= Candamir: The First Settlers =

German board game

Candamir: The First Settlers is a German board game. It is the first game of the Catan Adventure series of games, which share a common theme (but not mechanics) with the Settlers of Catan games. As such, it was created by Klaus Teuber, and distributed by Kosmos in German and Mayfair Games in English. The name "Candamir" comes from the Settlers of Catan novel by Rebecca Gablé, where Candamir is the name of the main character. The same character is prominently featured in this game.
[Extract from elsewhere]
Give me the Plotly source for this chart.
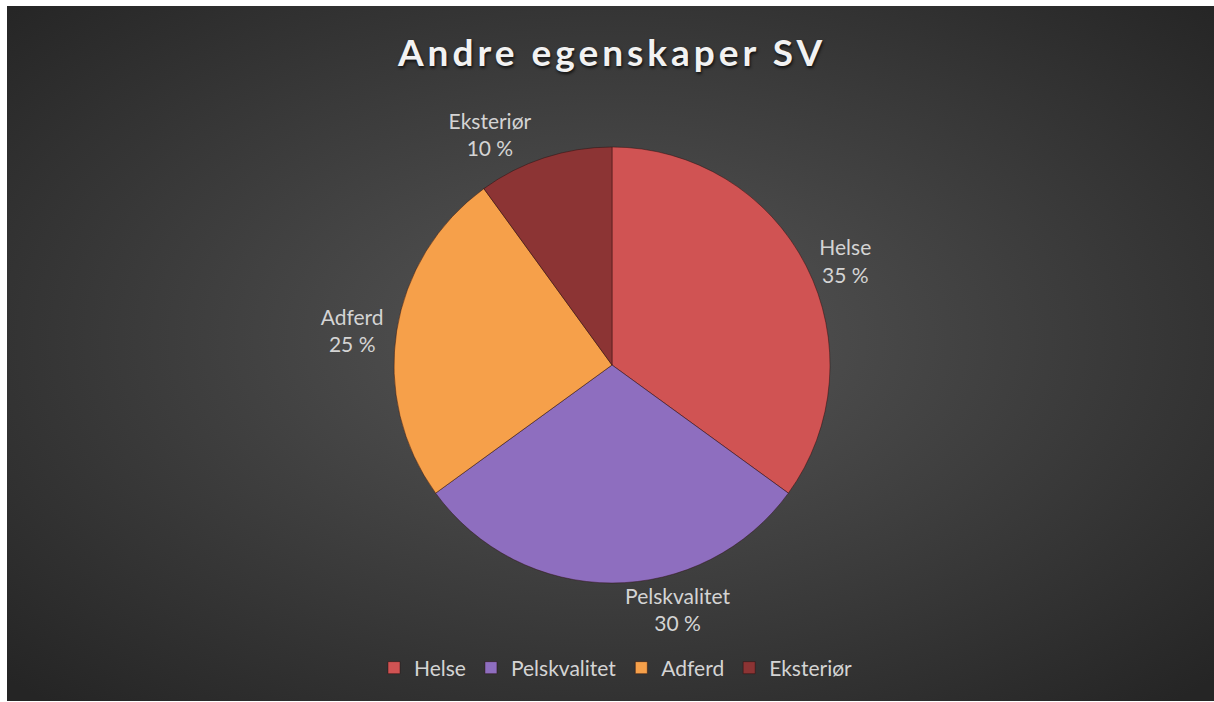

In this game, each of the players takes the role of a settler on the newly settled island of Catan, having lost most of their belongings in a shipwreck. The game details the adventures of these players as they settle in a nearby village. The name Candamir is said to be taken from one of the villagers. Like many designer board games Candamir is played to a certain number of victory points, which are represented in this game by markers. To win the game, a player must place all of their markers on the board.

== Gameplay ==
The game is played on a square board, to which one side contains a closeup view of the village. There, four of the village's inhabitants require goods or livestock that the players must build with their resources. The completion of each good or the gathering of livestock will grant a player one victory point, and possibly other benefits, depending on the villager.

Each player is represented by a character, which have varying amounts of inherent strength in four attributes as well as a number of special abilities. Eight character cards are provided with the game (four characters in two genders), and players are encouraged to create their own through the use of the online character creator found on the game's official website.

At the start of each turn, players may choose to explore and move towards a destination on the board, or may choose to build items for the villagers. Movement in the game is controlled by the use of a deck of movement cards, through which players may encounter natural hazards, ingredients, or adventures. If a player reaches their goal, they may obtain experience or equipment that may boost their own attributes, resources for building, or livestock that immediately grant victory points.

Players seek to collect resources, gathered from around the board, to build items for the villagers, as well as ingredients to create potions that restore their own vitality. Certain encounters may reduce the health of the player, and if the health of the player reaches zero, they are forced to skip a turn to restore their vitality. Like Settlers, Candamir allows players to trade resources, ingredients, and potions for an agreed upon price.